## Aim
Leaving out the pictures, retype the lines from the beginning of the listing through the line containing "import plotly.graph_objects as go".

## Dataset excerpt
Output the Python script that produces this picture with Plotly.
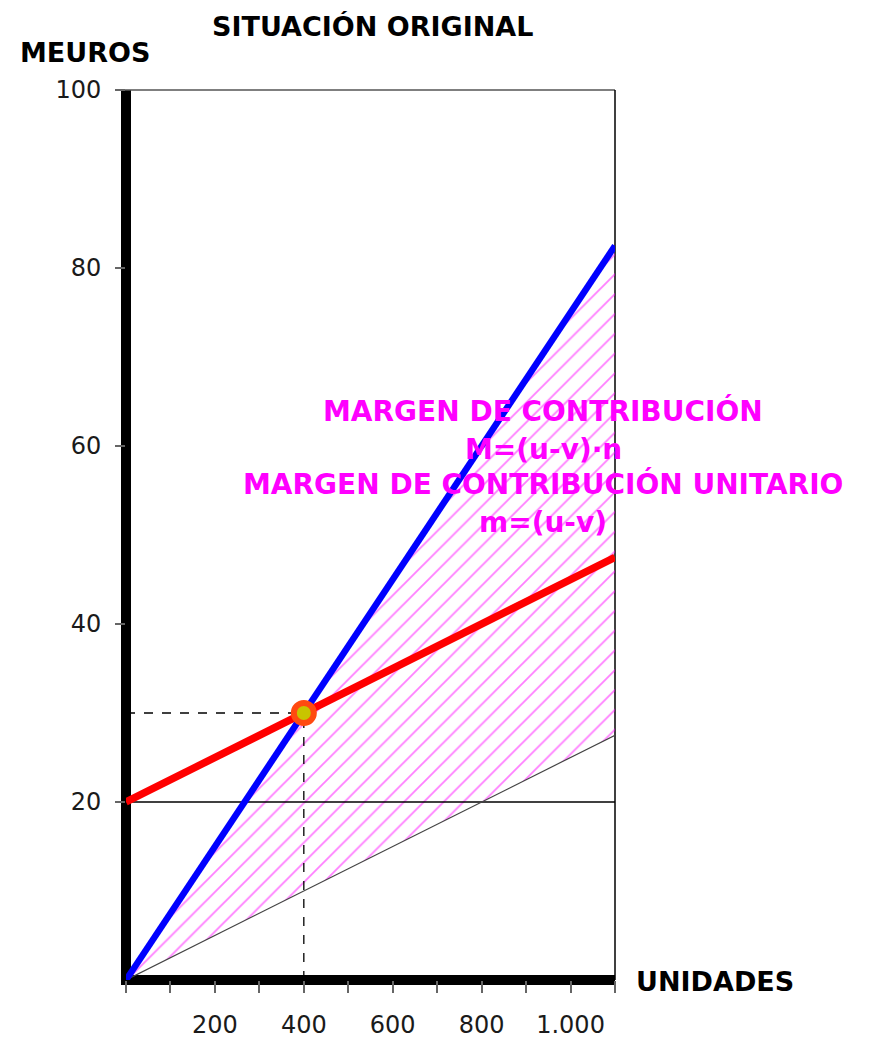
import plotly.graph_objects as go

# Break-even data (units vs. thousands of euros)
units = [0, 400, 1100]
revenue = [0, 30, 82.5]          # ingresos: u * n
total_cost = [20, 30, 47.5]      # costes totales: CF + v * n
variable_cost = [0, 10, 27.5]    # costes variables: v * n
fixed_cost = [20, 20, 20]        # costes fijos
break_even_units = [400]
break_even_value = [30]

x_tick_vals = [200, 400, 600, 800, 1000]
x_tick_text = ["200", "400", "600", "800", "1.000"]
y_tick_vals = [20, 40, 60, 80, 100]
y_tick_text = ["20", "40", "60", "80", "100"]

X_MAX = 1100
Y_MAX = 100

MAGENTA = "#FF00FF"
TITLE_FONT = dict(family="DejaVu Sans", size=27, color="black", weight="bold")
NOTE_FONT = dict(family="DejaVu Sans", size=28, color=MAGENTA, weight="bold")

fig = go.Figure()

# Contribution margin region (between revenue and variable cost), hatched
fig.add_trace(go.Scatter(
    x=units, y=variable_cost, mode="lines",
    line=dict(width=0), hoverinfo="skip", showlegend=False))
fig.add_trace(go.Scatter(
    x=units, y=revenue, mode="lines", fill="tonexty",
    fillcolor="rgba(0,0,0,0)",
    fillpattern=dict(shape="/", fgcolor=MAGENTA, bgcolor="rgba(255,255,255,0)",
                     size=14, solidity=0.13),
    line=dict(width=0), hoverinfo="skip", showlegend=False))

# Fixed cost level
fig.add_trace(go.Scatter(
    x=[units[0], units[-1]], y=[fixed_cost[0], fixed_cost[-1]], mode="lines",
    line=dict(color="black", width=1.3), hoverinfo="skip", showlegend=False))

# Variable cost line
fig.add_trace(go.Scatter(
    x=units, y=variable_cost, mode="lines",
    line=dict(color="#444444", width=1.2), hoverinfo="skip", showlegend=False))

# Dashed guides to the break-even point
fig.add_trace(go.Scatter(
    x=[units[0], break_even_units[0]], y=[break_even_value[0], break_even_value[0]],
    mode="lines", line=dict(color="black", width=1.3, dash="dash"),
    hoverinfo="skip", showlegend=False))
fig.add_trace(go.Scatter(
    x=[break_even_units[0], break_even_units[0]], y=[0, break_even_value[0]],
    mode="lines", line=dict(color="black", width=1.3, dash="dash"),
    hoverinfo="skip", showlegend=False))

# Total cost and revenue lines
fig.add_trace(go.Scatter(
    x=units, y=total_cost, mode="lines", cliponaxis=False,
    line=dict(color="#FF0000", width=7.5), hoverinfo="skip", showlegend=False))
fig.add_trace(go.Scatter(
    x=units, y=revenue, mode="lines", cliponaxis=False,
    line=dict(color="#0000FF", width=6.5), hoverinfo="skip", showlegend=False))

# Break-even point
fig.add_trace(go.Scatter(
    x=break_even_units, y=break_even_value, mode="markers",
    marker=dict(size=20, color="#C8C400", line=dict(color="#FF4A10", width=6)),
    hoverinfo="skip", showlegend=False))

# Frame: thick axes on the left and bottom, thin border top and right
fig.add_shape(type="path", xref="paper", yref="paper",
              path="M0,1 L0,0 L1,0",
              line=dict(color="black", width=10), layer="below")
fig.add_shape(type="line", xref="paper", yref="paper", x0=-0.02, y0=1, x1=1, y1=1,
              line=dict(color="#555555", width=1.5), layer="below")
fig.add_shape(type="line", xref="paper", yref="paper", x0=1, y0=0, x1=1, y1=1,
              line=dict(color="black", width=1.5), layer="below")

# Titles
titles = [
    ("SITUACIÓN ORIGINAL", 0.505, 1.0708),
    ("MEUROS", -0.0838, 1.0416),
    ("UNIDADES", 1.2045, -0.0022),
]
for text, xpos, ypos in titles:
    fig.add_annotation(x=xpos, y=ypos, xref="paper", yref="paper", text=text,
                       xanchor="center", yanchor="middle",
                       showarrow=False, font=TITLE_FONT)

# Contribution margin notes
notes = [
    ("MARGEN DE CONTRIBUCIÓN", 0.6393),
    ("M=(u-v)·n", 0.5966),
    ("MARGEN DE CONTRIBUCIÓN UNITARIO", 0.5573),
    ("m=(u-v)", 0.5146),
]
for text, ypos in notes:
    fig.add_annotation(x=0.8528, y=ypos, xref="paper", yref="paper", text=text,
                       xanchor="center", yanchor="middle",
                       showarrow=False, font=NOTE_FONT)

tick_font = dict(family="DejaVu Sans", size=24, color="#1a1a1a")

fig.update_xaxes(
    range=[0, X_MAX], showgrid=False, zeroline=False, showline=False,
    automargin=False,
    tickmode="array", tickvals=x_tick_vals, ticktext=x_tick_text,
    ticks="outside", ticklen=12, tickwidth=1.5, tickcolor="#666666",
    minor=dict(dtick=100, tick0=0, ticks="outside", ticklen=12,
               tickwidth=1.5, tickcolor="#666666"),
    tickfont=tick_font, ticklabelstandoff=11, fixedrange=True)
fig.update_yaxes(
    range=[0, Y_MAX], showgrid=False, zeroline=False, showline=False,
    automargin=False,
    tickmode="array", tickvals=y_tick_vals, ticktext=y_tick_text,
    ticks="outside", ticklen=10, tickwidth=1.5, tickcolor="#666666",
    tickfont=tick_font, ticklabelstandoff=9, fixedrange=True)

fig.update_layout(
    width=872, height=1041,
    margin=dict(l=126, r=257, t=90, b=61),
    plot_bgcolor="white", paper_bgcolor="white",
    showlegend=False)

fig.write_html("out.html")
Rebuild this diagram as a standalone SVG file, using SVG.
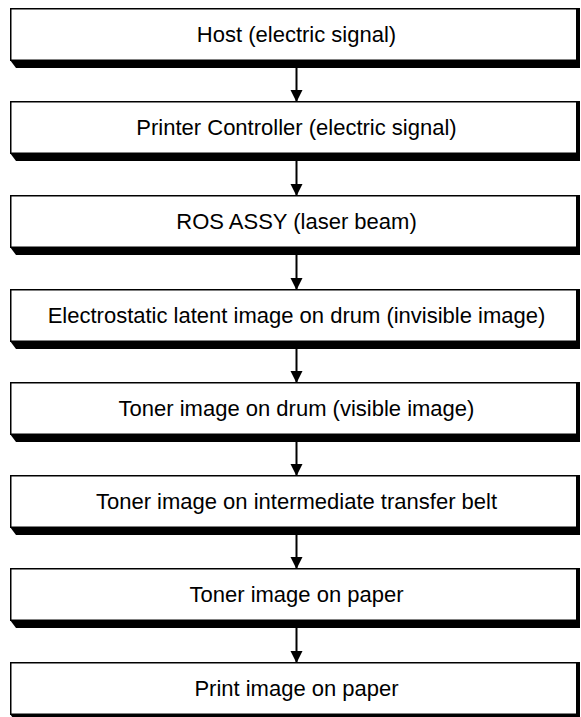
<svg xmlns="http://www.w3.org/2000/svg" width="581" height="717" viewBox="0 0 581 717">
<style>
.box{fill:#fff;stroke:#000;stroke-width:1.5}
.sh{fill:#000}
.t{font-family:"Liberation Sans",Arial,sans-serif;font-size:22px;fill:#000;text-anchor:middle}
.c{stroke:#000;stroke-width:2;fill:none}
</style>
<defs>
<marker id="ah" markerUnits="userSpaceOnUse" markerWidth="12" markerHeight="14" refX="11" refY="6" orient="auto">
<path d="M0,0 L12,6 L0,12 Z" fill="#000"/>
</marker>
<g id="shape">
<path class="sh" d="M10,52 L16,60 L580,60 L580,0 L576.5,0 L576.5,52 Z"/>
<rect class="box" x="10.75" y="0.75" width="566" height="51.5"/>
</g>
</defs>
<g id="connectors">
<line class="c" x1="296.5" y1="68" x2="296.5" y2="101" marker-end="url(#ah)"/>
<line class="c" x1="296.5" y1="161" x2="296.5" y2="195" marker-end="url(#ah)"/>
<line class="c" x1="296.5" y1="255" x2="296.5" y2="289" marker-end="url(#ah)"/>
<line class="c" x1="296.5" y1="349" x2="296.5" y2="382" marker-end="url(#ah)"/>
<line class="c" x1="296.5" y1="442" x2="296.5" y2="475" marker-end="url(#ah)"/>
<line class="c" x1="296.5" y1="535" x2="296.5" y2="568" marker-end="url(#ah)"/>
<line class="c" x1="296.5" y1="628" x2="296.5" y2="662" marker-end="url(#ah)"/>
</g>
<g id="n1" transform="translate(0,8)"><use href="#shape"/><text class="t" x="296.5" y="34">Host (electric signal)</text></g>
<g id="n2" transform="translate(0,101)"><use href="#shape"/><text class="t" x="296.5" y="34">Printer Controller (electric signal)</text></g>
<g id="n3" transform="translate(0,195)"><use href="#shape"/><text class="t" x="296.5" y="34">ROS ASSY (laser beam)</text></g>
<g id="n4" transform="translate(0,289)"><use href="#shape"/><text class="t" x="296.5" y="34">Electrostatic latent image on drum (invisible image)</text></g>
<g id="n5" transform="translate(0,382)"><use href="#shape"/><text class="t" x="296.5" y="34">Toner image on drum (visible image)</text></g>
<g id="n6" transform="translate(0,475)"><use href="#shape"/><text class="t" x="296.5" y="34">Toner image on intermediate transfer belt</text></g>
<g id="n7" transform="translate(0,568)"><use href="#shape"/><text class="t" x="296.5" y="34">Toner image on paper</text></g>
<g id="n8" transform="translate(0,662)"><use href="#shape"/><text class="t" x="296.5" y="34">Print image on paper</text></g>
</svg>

## Worked answer
Output the Python script that produces this picture with Plotly.
import plotly.graph_objects as go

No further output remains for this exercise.